KEEGAN, ROBERT FULTON

Administrator; b. Nashua, NH, May 3, 1888; d. New York City, Nov. 4, 1947. He was educated in New York City at Cathedral College and St. Joseph's Seminary; he was ordained on Sept. 18, 1915. After receiving (1916) his M.A. in sociology at The Catholic University of America, Washington, D.C., he was appointed (1919) by Abp. Patrick J. Hayes to be the first executive director of New York's Catholic Charities. Under Keegan's direction, Catholic Charities became the largest voluntary charitable organization in the United States. He unified its diverse and overlapping welfare agencies, broadened their base of financial support, expanded their technical and professional services, and improved their standards of operation.
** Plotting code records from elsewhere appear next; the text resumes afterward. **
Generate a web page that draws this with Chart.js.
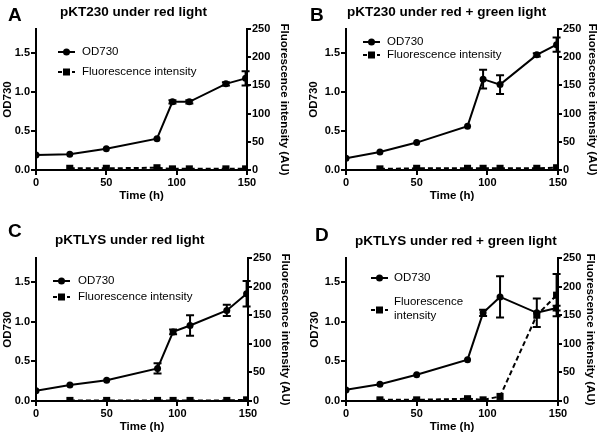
<!DOCTYPE html>
<html>
<head>
<meta charset="utf-8">
<script src="https://cdn.jsdelivr.net/npm/chart.js@4.4.1/dist/chart.umd.min.js"></script>
<style>
  body { margin: 0; background: #fff; }
  #wrap { position: relative; width: 600px; height: 435px; font-family: 'Liberation Sans', Arial, Helvetica, sans-serif; }
  canvas { position: absolute; }
  .letter { position: absolute; font-size: 19px; line-height: 19px; font-weight: bold; }
  .title { position: absolute; font-size: 13.5px; line-height: 13.5px; font-weight: bold; white-space: nowrap; }
</style>
</head>
<body>
<div id="wrap">
  <canvas id="chartA" width="300" height="215" style="left:0;top:0"></canvas>
  <canvas id="chartB" width="300" height="215" style="left:300px;top:0"></canvas>
  <canvas id="chartC" width="300" height="220" style="left:0;top:215px"></canvas>
  <canvas id="chartD" width="300" height="220" style="left:300px;top:215px"></canvas>
  <div class="letter" style="left:8px;top:5px">A</div>
  <div class="title" style="left:60px;top:5px">pKT230 under red light</div>
  <div class="letter" style="left:310px;top:5px">B</div>
  <div class="title" style="left:347px;top:5px">pKT230 under red + green light</div>
  <div class="letter" style="left:8px;top:221px">C</div>
  <div class="title" style="left:55px;top:233px">pKTLYS under red light</div>
  <div class="letter" style="left:315px;top:225px">D</div>
  <div class="title" style="left:355px;top:234px">pKTLYS under red + green light</div>
</div>
<script>
// sampling times (h)
var time = [0, 24, 50, 86, 97, 109, 135, 149];

// A: pKT230 under red light
var odA = [0.19, 0.20, 0.27, 0.40, 0.87, 0.87, 1.10, 1.17];
var odErrA = [0, 0, 0, 0, 0.02, 0.02, 0.02, 0.09];
var flA = [null, 3, 3, 4, 2, 2, 2, 2];
var flErrA = [0, 0, 0, 0, 0, 0, 0, 0];

// B: pKT230 under red + green light
var odB = [0.15, 0.23, 0.35, 0.56, 1.16, 1.09, 1.47, 1.60];
var odErrB = [0, 0, 0, 0, 0.12, 0.12, 0.02, 0.09];
var flB = [null, 2, 3, 3, 3, 3, 3, 4];
var flErrB = [0, 0, 0, 0, 0, 0, 0, 0];

// C: pKTLYS under red light
var odC = [0.13, 0.20, 0.26, 0.41, 0.87, 0.95, 1.14, 1.35];
var odErrC = [0, 0, 0, 0.065, 0.03, 0.13, 0.07, 0.16];
var flC = [null, 1, 1, 1, 1, 1, 1, 2];
var flErrC = [0, 0, 0, 0, 0, 0, 0, 0];

// D: pKTLYS under red + green light
var odD = [0.14, 0.21, 0.33, 0.52, 1.11, 1.31, 1.11, 1.17];
var odErrD = [0, 0, 0, 0, 0.04, 0.26, 0.18, 0.03];
var flD = [null, 2, 2, 4, 2, 8, 150, 185];
var flErrD = [0, 0, 0, 0, 0, 0, 0, 37];

var xTicks = [0, 50, 100, 150];
var odTicks = [0, 0.5, 1.0, 1.5];
var flTicks = [0, 50, 100, 150, 200, 250];

Chart.defaults.font.family = "'Liberation Sans', Arial, Helvetica, sans-serif";
Chart.defaults.color = "#000";

function points(vals) {
  var out = [];
  vals.forEach(function(v, i) { if (v !== null) out.push({ x: time[i], y: v }); });
  return out;
}
function errs(vals, e) {
  var out = [];
  vals.forEach(function(v, i) { if (v !== null) out.push(e[i]); });
  return out;
}

// vertical error bars with caps
var errorBars = {
  id: "errorBars",
  afterDatasetsDraw: function(chart) {
    var ctx = chart.ctx;
    chart.data.datasets.forEach(function(ds, i) {
      if (!ds.errors) return;
      var meta = chart.getDatasetMeta(i);
      var ys = chart.scales[ds.yAxisID];
      ctx.save();
      ctx.strokeStyle = "#000";
      ctx.lineWidth = 2;
      ctx.setLineDash([]);
      meta.data.forEach(function(pt, j) {
        var e = ds.errors[j];
        if (!e) return;
        var v = ds.data[j].y;
        var top = ys.getPixelForValue(v + e), bot = ys.getPixelForValue(v - e);
        ctx.beginPath();
        ctx.moveTo(pt.x, top); ctx.lineTo(pt.x, bot);
        ctx.moveTo(pt.x - 4, top); ctx.lineTo(pt.x + 4, top);
        ctx.moveTo(pt.x - 4, bot); ctx.lineTo(pt.x + 4, bot);
        ctx.stroke();
      });
      ctx.restore();
    });
  }
};

// legend drawn inside the plot area
var innerLegend = {
  id: "innerLegend",
  afterDraw: function(chart) {
    var o = chart.options.plugins.innerLegend;
    if (!o) return;
    var ctx = chart.ctx;
    ctx.save();
    ctx.strokeStyle = "#000";
    ctx.fillStyle = "#000";
    ctx.lineWidth = 2;
    // OD730
    ctx.setLineDash([]);
    ctx.beginPath();
    ctx.moveTo(o.symX, o.odY); ctx.lineTo(o.symX + 17, o.odY);
    ctx.stroke();
    ctx.beginPath();
    ctx.arc(o.symX + 8.5, o.odY, 3.5, 0, Math.PI * 2);
    ctx.fill();
    // fluorescence
    ctx.setLineDash([4, 3]);
    ctx.beginPath();
    ctx.moveTo(o.symX, o.flSymY); ctx.lineTo(o.symX + 17, o.flSymY);
    ctx.stroke();
    ctx.setLineDash([]);
    ctx.fillRect(o.symX + 5, o.flSymY - 3.5, 7, 7);
    ctx.font = "11.5px 'Liberation Sans', Arial, Helvetica, sans-serif";
    ctx.textBaseline = "middle";
    ctx.textAlign = "left";
    ctx.fillText("OD730", o.textX, o.odY);
    o.flLines.forEach(function(line, k) {
      ctx.fillText(line, o.textX, o.flY + k * 13.5);
    });
    ctx.restore();
  }
};

function makePanel(id, od, odErr, fl, flErr, lay, legend) {
  new Chart(document.getElementById(id), {
    type: "line",
    data: {
      datasets: [
        {
          label: "OD730",
          data: points(od),
          errors: errs(od, odErr),
          yAxisID: "y",
          borderColor: "#000",
          backgroundColor: "#000",
          borderWidth: 2,
          pointStyle: "circle",
          pointRadius: 3.5,
          pointBorderWidth: 0,
          tension: 0
        },
        {
          label: "Fluorescence intensity",
          data: points(fl),
          errors: errs(fl, flErr),
          yAxisID: "y2",
          borderColor: "#000",
          backgroundColor: "#000",
          borderWidth: 2,
          borderDash: [5, 3],
          pointStyle: "rect",
          pointRadius: 5,
          pointBorderWidth: 0,
          tension: 0
        }
      ]
    },
    options: {
      responsive: false,
      animation: false,
      layout: { padding: { top: lay.top, bottom: lay.bottom, left: lay.padL, right: lay.padR } },
      plugins: {
        legend: { display: false },
        tooltip: { enabled: false },
        innerLegend: legend
      },
      scales: {
        x: {
          type: "linear",
          min: 0, max: 150,
          afterBuildTicks: function(s) { s.ticks = xTicks.map(function(v) { return { value: v }; }); },
          afterFit: function(s) { s.height = 33; },
          border: { display: true, color: "#000", width: 2 },
          grid: { drawOnChartArea: false, drawTicks: true, tickLength: 5, color: "#000", lineWidth: 2 },
          ticks: { padding: 1, font: { size: 11, weight: "bold" }, maxRotation: 0 },
          title: { display: true, text: "Time (h)", font: { size: 11.5, weight: "bold" }, padding: { top: 0, bottom: 0 } }
        },
        y: {
          type: "linear",
          position: "left",
          min: 0, max: 1.8,
          afterBuildTicks: function(s) { s.ticks = odTicks.map(function(v) { return { value: v }; }); },
          afterFit: function(s) { s.width = lay.yW; },
          border: { display: true, color: "#000", width: 2 },
          grid: { drawOnChartArea: false, drawTicks: true, tickLength: 5, color: "#000", lineWidth: 2 },
          ticks: { padding: 1, font: { size: 11, weight: "bold" }, callback: function(v) { return v.toFixed(1); } },
          title: { display: true, text: "OD730", font: { size: 11.5, weight: "bold" }, padding: { top: 1, bottom: 0 } }
        },
        y2: {
          type: "linear",
          position: "right",
          min: 0, max: 250,
          afterBuildTicks: function(s) { s.ticks = flTicks.map(function(v) { return { value: v }; }); },
          afterFit: function(s) { s.width = lay.y2W; },
          border: { display: true, color: "#000", width: 2 },
          grid: { drawOnChartArea: false, drawTicks: true, tickLength: 4, color: "#000", lineWidth: 2 },
          ticks: { padding: 1, font: { size: 11, weight: "bold" } },
          title: { display: true, text: "Fluorescence intensity (AU)", font: { size: 11.5, weight: "bold" }, padding: { top: 1, bottom: 0 } }
        }
      }
    },
    plugins: [errorBars, innerLegend]
  });
}

makePanel("chartA", odA, odErrA, flA, flErrA,
  { top: 29, bottom: 12, padL: 0, yW: 36, padR: 8, y2W: 45 },
  { symX: 58, textX: 82, odY: 52, flSymY: 72, flY: 72, flLines: ["Fluorescence intensity"] });
makePanel("chartB", odB, odErrB, flB, flErrB,
  { top: 29, bottom: 12, padL: 6, yW: 40, padR: 0, y2W: 42 },
  { symX: 63, textX: 87, odY: 42, flSymY: 55, flY: 55, flLines: ["Fluorescence intensity"] });
makePanel("chartC", odC, odErrC, flC, flErrC,
  { top: 43, bottom: 1, padL: 0, yW: 36, padR: 7, y2W: 45 },
  { symX: 53, textX: 78, odY: 66, flSymY: 82, flY: 82, flLines: ["Fluorescence intensity"] });
makePanel("chartD", odD, odErrD, flD, flErrD,
  { top: 43, bottom: 1, padL: 7, yW: 39, padR: 2, y2W: 40 },
  { symX: 71, textX: 94, odY: 63, flSymY: 95, flY: 87, flLines: ["Fluorescence", "intensity"] });
</script>
</body>
</html>
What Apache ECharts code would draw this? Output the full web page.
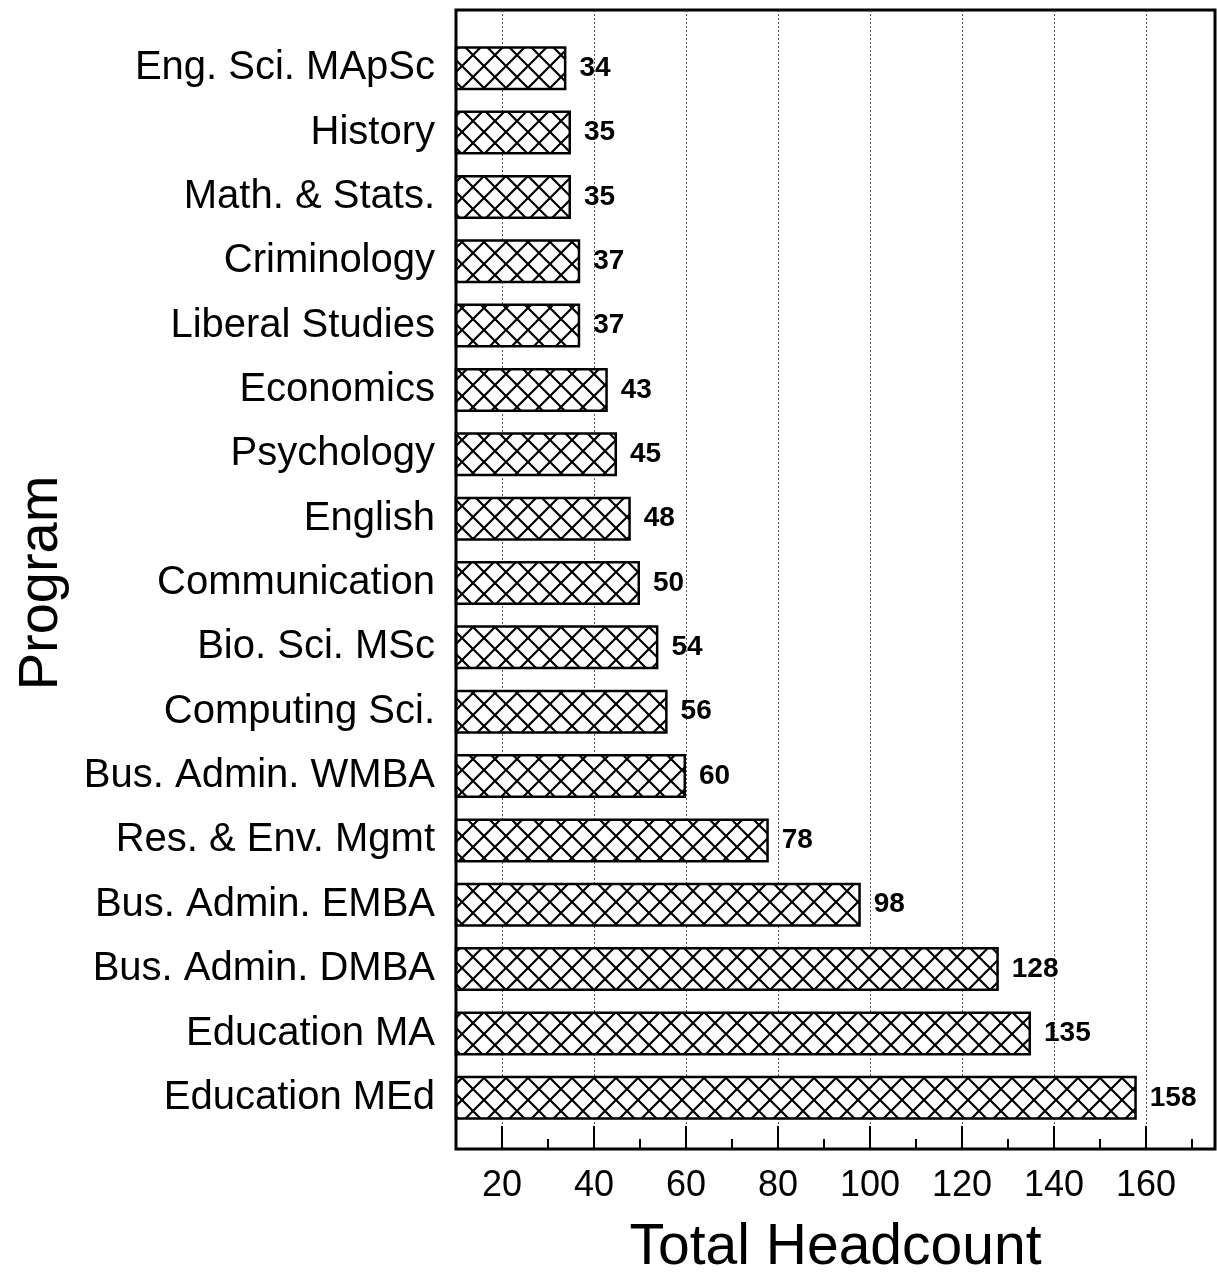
<!DOCTYPE html>
<html>
<head>
<meta charset="utf-8">
<title>Total Headcount by Program</title>
<script src="https://cdn.jsdelivr.net/npm/echarts@6/dist/echarts.min.js"></script>
<style>
  html, body { margin: 0; padding: 0; background: #fff; }
  #chart { width: 1217px; height: 1282px; }
</style>
</head>
<body>
<div id="chart"></div>
<script>
// programs, top to bottom
const categories = [
  'Eng. Sci. MApSc', 'History', 'Math. & Stats.', 'Criminology', 'Liberal Studies',
  'Economics', 'Psychology', 'English', 'Communication', 'Bio. Sci. MSc',
  'Computing Sci.', 'Bus. Admin. WMBA', 'Res. & Env. Mgmt', 'Bus. Admin. EMBA',
  'Bus. Admin. DMBA', 'Education MA', 'Education MEd'
]
const headcount = [34, 35, 35, 37, 37, 43, 45, 48, 50, 54, 56, 60, 78, 98, 128, 135, 158]
const tickValues = [20, 40, 60, 80, 100, 120, 140, 160]
const minorTickValues = [30, 50, 70, 90, 110, 130, 150, 170]

const FONT = '"Liberation Sans", Arial, Helvetica, sans-serif'
const X_MIN = 10
const X_MAX = 175

// cross hatch fill for the bars
function hatch() {
  const s = 22
  const c = document.createElement('canvas')
  c.width = s
  c.height = s
  const ctx = c.getContext('2d')
  ctx.fillStyle = '#fff'
  ctx.fillRect(0, 0, s, s)
  ctx.strokeStyle = '#000'
  ctx.lineWidth = 2.2
  ctx.beginPath()
  for (let dx = -s; dx <= s; dx += s) {
    ctx.moveTo(dx, 0)
    ctx.lineTo(dx + s, s)
    ctx.moveTo(dx + s, 0)
    ctx.lineTo(dx, s)
  }
  ctx.stroke()
  return c
}

const chart = echarts.init(document.getElementById('chart'), null, { renderer: 'canvas' })

chart.setOption({
  animation: false,
  textStyle: { fontFamily: FONT },
  grid: [
    // frame, ticks and grid lines
    { left: 456, right: 2, top: 10, bottom: 129, show: true, borderColor: '#000', borderWidth: 3, z: 5 },
    // bars
    { left: 456, right: 2, top: 36, bottom: 152 }
  ],
  xAxis: [
    {
      gridIndex: 0,
      type: 'value',
      position: 'bottom',
      min: X_MIN,
      max: X_MAX,
      axisLine: { show: false },
      axisTick: { show: true, inside: true, length: 23, customValues: tickValues, lineStyle: { color: '#000', width: 2 } },
      axisLabel: { customValues: tickValues, color: '#000', fontSize: 36, margin: 19, fontFamily: FONT },
      splitLine: { show: true, lineStyle: { color: '#555', width: 1, type: [2, 2] } },
      name: 'Total Headcount',
      nameLocation: 'middle',
      nameGap: 71,
      nameTextStyle: { color: '#000', fontSize: 57, fontFamily: FONT }
    },
    {
      // minor ticks only
      gridIndex: 0,
      type: 'value',
      position: 'bottom',
      min: X_MIN,
      max: X_MAX,
      axisLine: { show: false },
      axisTick: { show: true, inside: true, length: 10, customValues: minorTickValues, lineStyle: { color: '#000', width: 2 } },
      axisLabel: { show: false },
      splitLine: { show: false }
    },
    {
      gridIndex: 1,
      type: 'value',
      min: X_MIN,
      max: X_MAX,
      show: false,
      splitLine: { show: false }
    }
  ],
  yAxis: [
    { gridIndex: 0, type: 'value', show: false, splitLine: { show: false } },
    {
      gridIndex: 1,
      type: 'category',
      inverse: true,
      data: categories,
      axisLine: { show: false },
      axisTick: { show: false },
      axisLabel: { color: '#000', fontSize: 40, margin: 21, fontFamily: FONT },
      name: 'Program',
      nameLocation: 'middle',
      nameRotate: 90,
      nameGap: 386,
      nameTextStyle: { color: '#000', fontSize: 56, fontFamily: FONT }
    }
  ],
  series: [{
    type: 'bar',
    xAxisIndex: 2,
    yAxisIndex: 1,
    data: headcount,
    barWidth: 44,
    clip: true,
    z: 3,
    itemStyle: {
      color: { image: hatch(), repeat: 'repeat' },
      borderColor: '#000',
      borderWidth: 2.5
    },
    label: {
      show: true,
      position: 'right',
      distance: 13,
      color: '#000',
      fontSize: 28,
      fontWeight: 'bold',
      fontFamily: FONT
    }
  }]
})
</script>
</body>
</html>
The social agencies of the Archdiocese of New York became recognized leaders in the field of welfare, and there was a nationwide awakening of diocesan responsibility in the field of charity. Keegan also obtained the cooperation of public and nonsectarian agencies, many of which elected him as their president. In 1933 he was named pastor of Blessed Sacrament Church, New York City. He subsequently became a papal chamberlain (1929), domestic prelate (1937), and prothonotary apostolic (1940).

Bibliography: e. r. moore, Roman Collar (New York 1950).